High-speed unmanned aerial vehicles (UAVs) are more and more widely used in both military and civil fields at present, especially the missile swarm attack, and will play an irreplaceable key role in the future war as a special combat mode. This study summarizes the guidance and control methods of missile swarm attack operation. First, the traditional design ideas of the guidance and control system are introduced; then, the typical swarm attack guidance and control methods are analyzed by taking their respective characteristics into considering, and the limitations of the traditional design methods are given. On this basis, the study focuses on the advantages of intelligent integrated guidance and control design over traditional design ideas, summarizes the commonly used integrated guidance and control design methods and their applications, and explores the cooperative attack strategy of missile swarm suitable for the integrated guidance and control system. Finally, the challenges of missile swarm guidance and control are described, and the problems worthy of further research in the future are prospected. Summarizing the guidance and control methods of missile will contribute to the innovative research in this field, so as to promote the rapid development of unmanned swarm attack technology.

To sum up, this study summarizes and studies the swarm guidance and control of high-speed unmanned aerial vehicles in complex air combat environment. First, the separation design idea of the traditional guidance and control system is introduced, the typical swarm attack guidance and control methods are analyzed, and the limitations of traditional design methods are given. On this basis, this study focuses on the advantages of integrated guidance and control design compared with traditional design ideas, summarizes the commonly used integrated guidance and control design methods and their applications, and then explores the swarm cooperative attack strategy suitable for the integrated guidance and control system. Finally, the challenges of UAV swarm guidance and control are described, and the problems worthy of further research in the future are prospected.

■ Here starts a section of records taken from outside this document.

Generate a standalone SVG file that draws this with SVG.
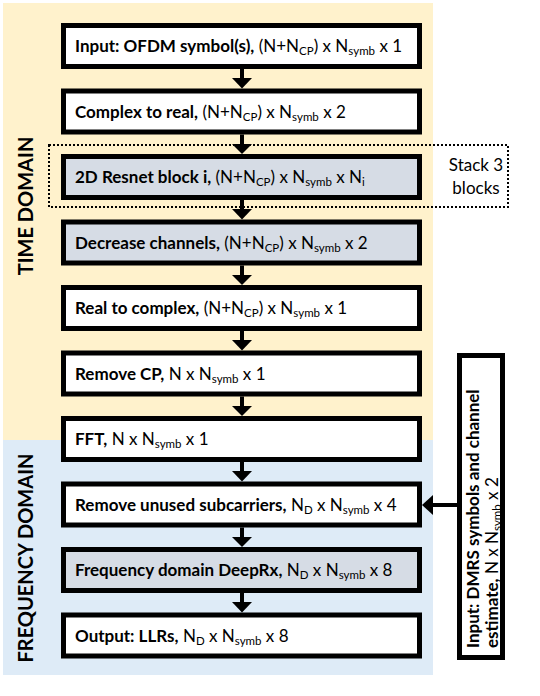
<svg xmlns="http://www.w3.org/2000/svg" width="540" height="696" viewBox="0 0 540 696">
<style>
.bg-t{fill:#FFF2CC}
.bg-f{fill:#DEEBF7}
.box{stroke:#000;stroke-width:5;fill:#fff}
.gray{fill:#D6DCE5}
.t{font-family:Lato,"Open Sans",sans-serif;font-size:17px;fill:#000}
.b{font-weight:bold}
.s{font-size:11.5px}
.dom{font-family:Lato,"Open Sans",sans-serif;font-size:20px;font-weight:bold;fill:#000}
.ln{stroke:#000;stroke-width:4;fill:none}
.hd{fill:#000}
</style>
<rect class="bg-t" x="3" y="3" width="430" height="437"/>
<rect class="bg-f" x="3" y="440" width="430" height="235"/>
<text class="dom" transform="translate(33,206) rotate(-90)" text-anchor="middle">TIME DOMAIN</text>
<text class="dom" transform="translate(33,558) rotate(-90)" text-anchor="middle">FREQUENCY DOMAIN</text>
<rect x="49" y="145" width="459" height="62" fill="none" stroke="#000" stroke-width="2" stroke-dasharray="2,2"/>
<text class="t" x="476" y="171" text-anchor="middle">Stack 3</text>
<text class="t" x="476" y="194" text-anchor="middle">blocks</text>
<g id="connectors">
<line class="ln" x1="242" y1="69" x2="242" y2="79"/><polygon class="hd" points="232,78 252,78 242,88.5"/>
<line class="ln" x1="242" y1="134.5" x2="242" y2="145"/><polygon class="hd" points="232,144 252,144 242,154"/>
<line class="ln" x1="242" y1="200" x2="242" y2="210"/><polygon class="hd" points="232,209 252,209 242,219.5"/>
<line class="ln" x1="242" y1="265.5" x2="242" y2="276"/><polygon class="hd" points="232,275 252,275 242,285"/>
<line class="ln" x1="242" y1="331" x2="242" y2="341"/><polygon class="hd" points="232,340 252,340 242,350.5"/>
<line class="ln" x1="242" y1="396.5" x2="242" y2="407"/><polygon class="hd" points="232,406 252,406 242,416"/>
<line class="ln" x1="242" y1="462" x2="242" y2="472"/><polygon class="hd" points="232,471 252,471 242,481.5"/>
<line class="ln" x1="242" y1="527.5" x2="242" y2="538"/><polygon class="hd" points="232,537 252,537 242,547"/>
<line class="ln" x1="242" y1="593" x2="242" y2="603"/><polygon class="hd" points="232,602 252,602 242,612.5"/>
<line class="ln" x1="457" y1="505" x2="431" y2="505"/><polygon class="hd" points="433,495 433,515 422,505"/>
</g>
<g id="n1"><rect class="box" x="63.5" y="25.5" width="356" height="41"/>
<text class="t" x="75" y="52"><tspan class="b">Input: OFDM symbol(s),</tspan> (N+N<tspan class="s" dy="3">CP</tspan><tspan dy="-3">) x N</tspan><tspan class="s" dy="3">symb</tspan><tspan dy="-3"> x 1</tspan></text></g>
<g id="n2"><rect class="box" x="63.5" y="91" width="356" height="41"/>
<text class="t" x="75" y="117.5"><tspan class="b">Complex to real,</tspan> (N+N<tspan class="s" dy="3">CP</tspan><tspan dy="-3">) x N</tspan><tspan class="s" dy="3">symb</tspan><tspan dy="-3"> x 2</tspan></text></g>
<g id="n3"><rect class="box gray" x="63.5" y="156.5" width="356" height="41"/>
<text class="t" x="75" y="183"><tspan class="b">2D Resnet block i,</tspan> (N+N<tspan class="s" dy="3">CP</tspan><tspan dy="-3">) x N</tspan><tspan class="s" dy="3">symb</tspan><tspan dy="-3"> x N</tspan><tspan class="s" dy="3">i</tspan></text></g>
<g id="n4"><rect class="box gray" x="63.5" y="222" width="356" height="41"/>
<text class="t" x="75" y="248.5"><tspan class="b">Decrease channels,</tspan> (N+N<tspan class="s" dy="3">CP</tspan><tspan dy="-3">) x N</tspan><tspan class="s" dy="3">symb</tspan><tspan dy="-3"> x 2</tspan></text></g>
<g id="n5"><rect class="box" x="63.5" y="287.5" width="356" height="41"/>
<text class="t" x="75" y="314"><tspan class="b">Real to complex,</tspan> (N+N<tspan class="s" dy="3">CP</tspan><tspan dy="-3">) x N</tspan><tspan class="s" dy="3">symb</tspan><tspan dy="-3"> x 1</tspan></text></g>
<g id="n6"><rect class="box" x="63.5" y="353" width="356" height="41"/>
<text class="t" x="75" y="379.5"><tspan class="b">Remove CP,</tspan> N x N<tspan class="s" dy="3">symb</tspan><tspan dy="-3"> x 1</tspan></text></g>
<g id="n7"><rect class="box" x="63.5" y="418.5" width="356" height="41"/>
<text class="t" x="75" y="445"><tspan class="b">FFT,</tspan> N x N<tspan class="s" dy="3">symb</tspan><tspan dy="-3"> x 1</tspan></text></g>
<g id="n8"><rect class="box" x="63.5" y="484" width="356" height="41"/>
<text class="t" x="75" y="510.5"><tspan class="b">Remove unused subcarriers,</tspan> N<tspan class="s" dy="3">D</tspan><tspan dy="-3"> x N</tspan><tspan class="s" dy="3">symb</tspan><tspan dy="-3"> x 4</tspan></text></g>
<g id="n9"><rect class="box gray" x="63.5" y="549.5" width="356" height="41"/>
<text class="t" x="75" y="576"><tspan class="b">Frequency domain DeepRx,</tspan> N<tspan class="s" dy="3">D</tspan><tspan dy="-3"> x N</tspan><tspan class="s" dy="3">symb</tspan><tspan dy="-3"> x 8</tspan></text></g>
<g id="n10"><rect class="box" x="63.5" y="615" width="356" height="41"/>
<text class="t" x="75" y="641.5"><tspan class="b">Output: LLRs,</tspan> N<tspan class="s" dy="3">D</tspan><tspan dy="-3"> x N</tspan><tspan class="s" dy="3">symb</tspan><tspan dy="-3"> x 8</tspan></text></g>
<g id="side"><rect class="box" x="459.5" y="355.5" width="43" height="302"/>
<text class="t" transform="translate(479,648) rotate(-90)"><tspan class="b">Input: DMRS symbols and channel</tspan></text>
<text class="t" transform="translate(497.5,648) rotate(-90)"><tspan class="b">estimate,</tspan> N x N<tspan class="s" dy="3">symb</tspan><tspan dy="-3"> x 2</tspan></text></g>
</svg>
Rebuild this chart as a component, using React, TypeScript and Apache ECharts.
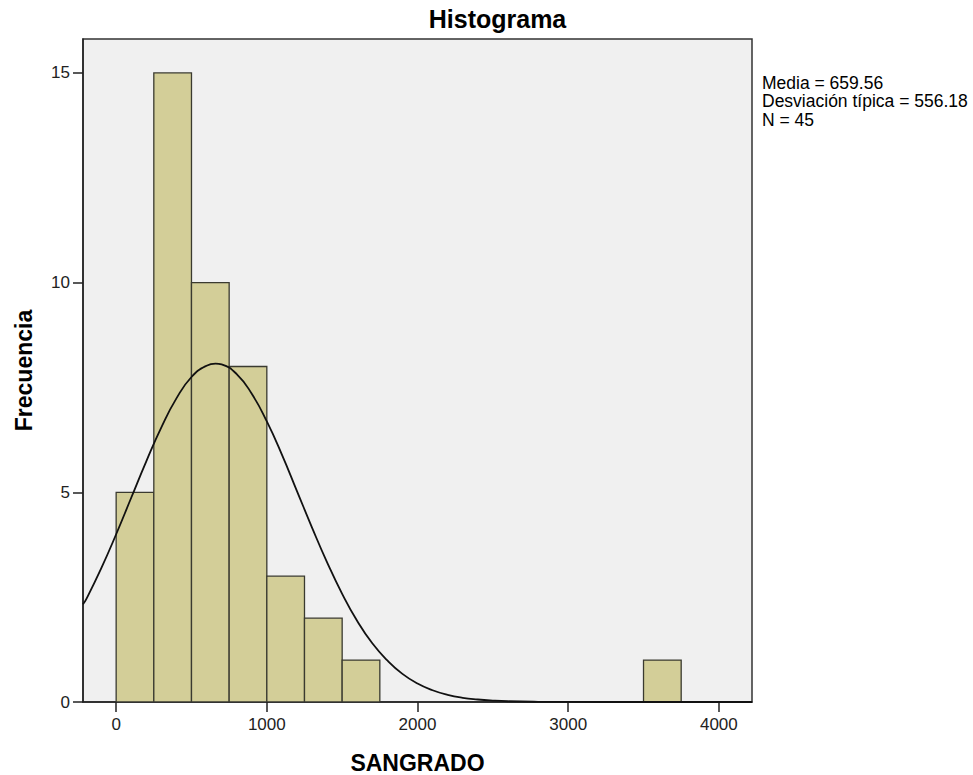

For some key targets or special targets, a single missile is often not enough to form a complete destruction capability, and multiple missiles are required to attack the target at the same time or at a specific impact angle, respectively. Therefore, the coordination of multiple missiles is reflected in the coordinated integrated guidance and control strategy of multiple missiles in the dive attack phase. The cooperative factors among multiple missiles must be considered comprehensively in order to realize the cooperative saturation attack or angle penetration attack on specific targets.

As is shown in Figure 2, the traditional guidance and control system design idea of missile is to separate the guidance system from the control system and then carry out system design separately [23, 24]. The core of the traditional guidance and control design method lies in the design of guidance law. The regularly expected control command is given through the guidance law, and then, the flight control system executes the control command to control the missile to maintain a stable flight attitude and perform the task of attacking battlefield targets.

In terms of missile precision attack control, proportional guidance law was first applied to the design of the missile guidance and control system and proved to be a simple and effective method. Gu et al. [25] designed the three-dimensional proportional guidance law of missile based on the RBF neural network, which not only met the control accuracy but also improved the robustness of proportional guidance law. In 1970s, the optimal guidance law began to be widely used. Morgan et al. [26] designed the optimal guidance law with minimum energy consumption according to the specific direction constraints of the missile velocity vector.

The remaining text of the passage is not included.